Mrs Yah said parents can empathise with the child while staying firm and reminding them of the boundaries by saying, “I understand that it can be hard and upsetting when something you like is taken away from you. Remember, we agreed to stop when the alarm rings and we will need to keep to it.”
Ultimately, children want to feel heard and understood, she added.
Q: How can parents help their child develop self-control?
Mrs Yah said parents can guide children to recognise their emotions. Younger children may first need help naming what they feel, such as anger or sadness, before learning how to manage those feelings, she added.
Parents can also involve their children in thinking about solutions by asking them, “What do you think I can do the next time this happens so that you do not feel upset?”

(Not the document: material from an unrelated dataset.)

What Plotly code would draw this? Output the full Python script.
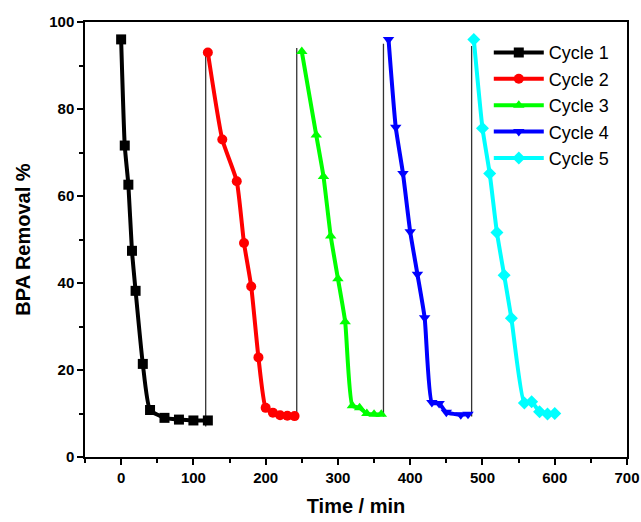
import plotly.graph_objects as go

# Removal of BPA over five consecutive reuse cycles
cycle1_t = [0, 5, 10, 15, 20, 30, 40, 60, 80, 100, 120]
cycle1_r = [96.0, 71.6, 62.6, 47.4, 38.2, 21.4, 10.8, 9.0, 8.6, 8.4, 8.4]

cycle2_t = [120, 140, 160, 170, 180, 190, 200, 210, 220, 230, 240]
cycle2_r = [93.0, 73.0, 63.4, 49.2, 39.2, 22.9, 11.3, 10.2, 9.6, 9.5, 9.4]

cycle3_t = [250, 270, 280, 290, 300, 310, 320, 330, 340, 350, 360]
cycle3_r = [93.2, 74.0, 64.5, 50.8, 41.0, 31.1, 11.8, 11.3, 10.0, 9.8, 9.8]

cycle4_t = [370, 380, 390, 400, 410, 420, 430, 440, 450, 470, 480]
cycle4_r = [96.0, 75.8, 65.2, 51.8, 42.0, 32.0, 12.5, 12.3, 10.3, 9.7, 9.8]

cycle5_t = [488, 500, 510, 520, 530, 540, 558, 568, 579, 590, 600]
cycle5_r = [96.0, 75.6, 65.2, 51.6, 41.8, 31.9, 12.4, 12.7, 10.4, 9.9, 10.0]

# Separators marking the start of each new cycle
sep_t = [117, 243, 363, 485]
sep_low = [7.0, 9.0, 9.3, 9.3]
sep_high = [93.0, 94.0, 95.0, 94.5]

x_ticks = [0, 100, 200, 300, 400, 500, 600, 700]
y_ticks = [0, 20, 40, 60, 80, 100]

series = [
    ("Cycle 1", cycle1_t, cycle1_r, "#000000", "square"),
    ("Cycle 2", cycle2_t, cycle2_r, "#ff0000", "circle"),
    ("Cycle 3", cycle3_t, cycle3_r, "#00ff00", "triangle-up"),
    ("Cycle 4", cycle4_t, cycle4_r, "#0000ff", "triangle-down"),
    ("Cycle 5", cycle5_t, cycle5_r, "#00ffff", "diamond"),
]

font_family = "Arial, Liberation Sans, sans-serif"

fig = go.Figure()

sx, sy = [], []
for t, lo, hi in zip(sep_t, sep_low, sep_high):
    sx += [t, t, None]
    sy += [lo, hi, None]
fig.add_trace(go.Scatter(
    x=sx, y=sy, mode="lines", showlegend=False, hoverinfo="skip",
    line=dict(color="#333333", width=1.3),
))

for name, t, r, color, symbol in series:
    fig.add_trace(go.Scatter(
        x=t, y=r, name=name, mode="lines+markers",
        line=dict(color=color, width=4, shape="spline", smoothing=0.5),
        marker=dict(symbol=symbol, size=10, color=color),
    ))

axis_common = dict(
    showgrid=False, zeroline=False, automargin=False,
    showline=True, linecolor="#000000", linewidth=1.5, mirror=True,
    ticks="outside", ticklen=6, tickwidth=1.5, tickcolor="#000000",
    tickfont=dict(family=font_family, size=15, color="#000000", weight="bold"),
)

fig.update_xaxes(
    range=[-50, 700], tickvals=x_ticks,
    minor=dict(ticks="outside", ticklen=4, tickwidth=1.5, tickcolor="#000000", dtick=50, tick0=-50),
    title=dict(text="Time / min", standoff=14,
               font=dict(family=font_family, size=20, color="#000000", weight="bold")),
    **axis_common,
)
fig.update_yaxes(
    range=[0, 100], tickvals=y_ticks,
    minor=dict(ticks="outside", ticklen=4, tickwidth=1.5, tickcolor="#000000", dtick=10),
    title=dict(text="BPA Removal %", standoff=13,
               font=dict(family=font_family, size=20, color="#000000", weight="bold")),
    **axis_common,
)

fig.update_layout(
    width=641, height=522,
    margin=dict(l=85, r=14, t=22, b=65),
    paper_bgcolor="#ffffff", plot_bgcolor="#ffffff",
    showlegend=True,
    legend=dict(
        x=0.745, y=0.972, xanchor="left", yanchor="top",
        bgcolor="rgba(0,0,0,0)", borderwidth=0,
        font=dict(family=font_family, size=18, color="#000000"),
        itemwidth=50, tracegroupgap=0,
    ),
)

fig.write_html("out.html")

Dr Lim suggested involving children in deciding the rules around screen time, such as being allowed to finish watching a show before stopping.
“Having them participate in formulating the boundaries and the rules... they are more likely to comply,” he said.
Ms Soh added that parents can also involve children in choosing alternatives to screen time to take along when they leave home, such as toys, books or drawing materials.
Explaining why excessive screen time is harmful, such as how it may affect eyesight, can also help children learn to take charge of their own choices, she said.
Quick recap
Tantrums over screen time are normal among younger children whose brains are still developing the ability for self-control and emotional regulation. Being firm and consistent with boundaries helps children know what to expect and learn to respect the rules.
When children have a meltdown in public over screen time, parents should remain calm, and avoid giving the device back to stop the tantrum. When the child has calmed down, parents can initiate a conversation to acknowledge the child’s emotions while guiding the child to reflect on the incident and reaffirming the boundaries.